[Begin Supplied records]

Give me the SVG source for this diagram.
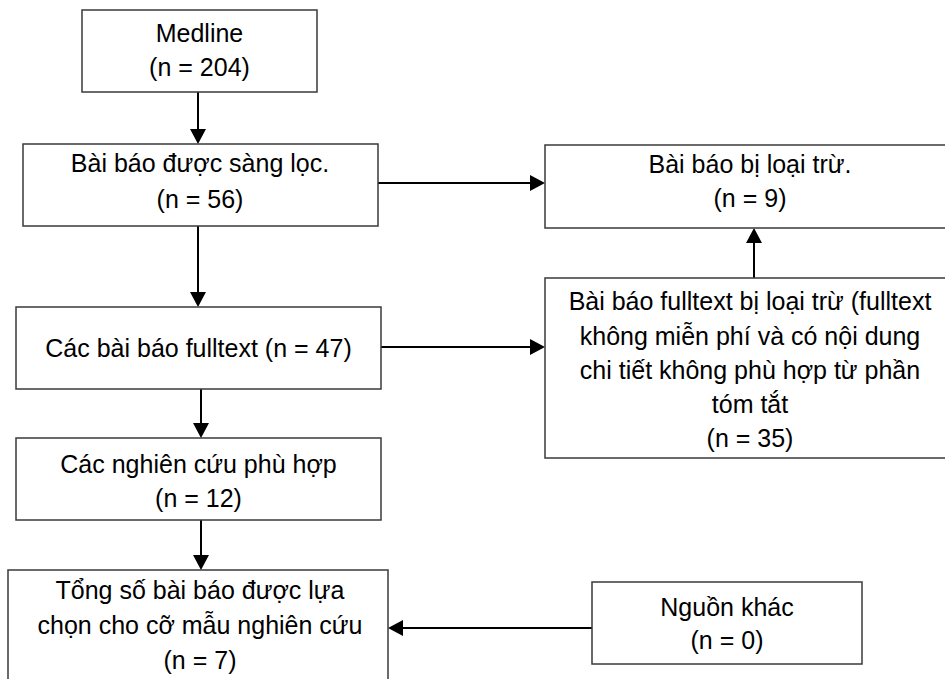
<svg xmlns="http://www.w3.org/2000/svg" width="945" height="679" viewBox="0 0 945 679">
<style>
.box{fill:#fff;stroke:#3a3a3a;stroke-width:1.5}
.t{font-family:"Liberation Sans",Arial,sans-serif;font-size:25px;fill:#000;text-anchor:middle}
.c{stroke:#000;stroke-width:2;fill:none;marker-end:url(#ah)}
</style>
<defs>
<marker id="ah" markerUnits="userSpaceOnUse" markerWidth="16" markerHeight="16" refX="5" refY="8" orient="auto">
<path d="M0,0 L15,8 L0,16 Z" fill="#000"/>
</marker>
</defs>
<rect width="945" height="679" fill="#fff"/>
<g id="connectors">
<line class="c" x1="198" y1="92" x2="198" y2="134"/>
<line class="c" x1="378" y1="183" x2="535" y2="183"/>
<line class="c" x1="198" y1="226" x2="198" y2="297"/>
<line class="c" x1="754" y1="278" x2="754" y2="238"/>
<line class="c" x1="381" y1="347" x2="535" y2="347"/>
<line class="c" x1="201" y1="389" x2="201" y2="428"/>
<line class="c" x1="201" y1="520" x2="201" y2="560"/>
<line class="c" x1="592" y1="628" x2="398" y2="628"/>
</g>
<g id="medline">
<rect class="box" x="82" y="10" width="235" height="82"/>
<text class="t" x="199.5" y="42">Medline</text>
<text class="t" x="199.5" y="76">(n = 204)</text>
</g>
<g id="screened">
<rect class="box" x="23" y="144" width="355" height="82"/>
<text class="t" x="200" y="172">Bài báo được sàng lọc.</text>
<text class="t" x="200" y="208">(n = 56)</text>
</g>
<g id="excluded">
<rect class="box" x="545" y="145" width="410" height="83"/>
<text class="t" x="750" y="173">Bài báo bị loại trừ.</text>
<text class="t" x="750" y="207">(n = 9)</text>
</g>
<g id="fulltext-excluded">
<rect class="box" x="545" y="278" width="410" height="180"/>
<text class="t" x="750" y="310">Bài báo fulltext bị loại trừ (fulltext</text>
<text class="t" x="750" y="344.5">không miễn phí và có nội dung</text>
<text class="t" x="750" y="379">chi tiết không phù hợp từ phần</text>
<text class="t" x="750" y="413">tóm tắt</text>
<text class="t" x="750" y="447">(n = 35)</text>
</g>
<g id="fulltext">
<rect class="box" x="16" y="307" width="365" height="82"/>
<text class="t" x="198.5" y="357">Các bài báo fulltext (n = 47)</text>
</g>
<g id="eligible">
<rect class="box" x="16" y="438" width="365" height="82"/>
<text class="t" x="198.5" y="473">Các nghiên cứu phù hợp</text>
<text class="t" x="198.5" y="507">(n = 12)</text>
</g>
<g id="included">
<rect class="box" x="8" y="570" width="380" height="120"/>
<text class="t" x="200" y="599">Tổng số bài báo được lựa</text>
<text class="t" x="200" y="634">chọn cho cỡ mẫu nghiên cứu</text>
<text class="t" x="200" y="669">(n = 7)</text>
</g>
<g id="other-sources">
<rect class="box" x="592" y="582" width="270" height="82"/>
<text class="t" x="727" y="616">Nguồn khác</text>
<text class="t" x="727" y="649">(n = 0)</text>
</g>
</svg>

[End Supplied records]
[Begin Supplied records]

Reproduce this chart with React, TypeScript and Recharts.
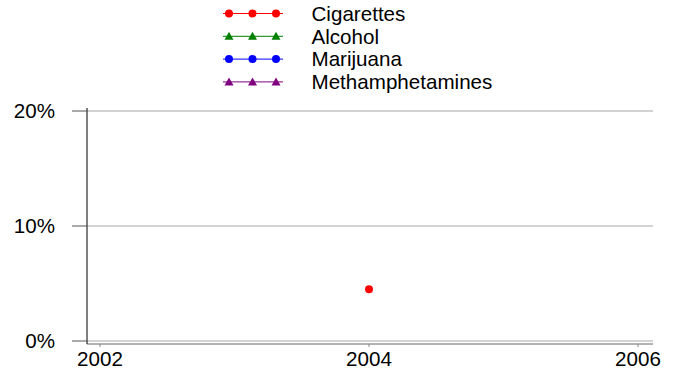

[End Supplied records]

### Exercise requirements
Show every line where the string "this" appears.

### Reply
Give me the SVG source for this diagram.
Reproduce this chart with React, TypeScript and Recharts.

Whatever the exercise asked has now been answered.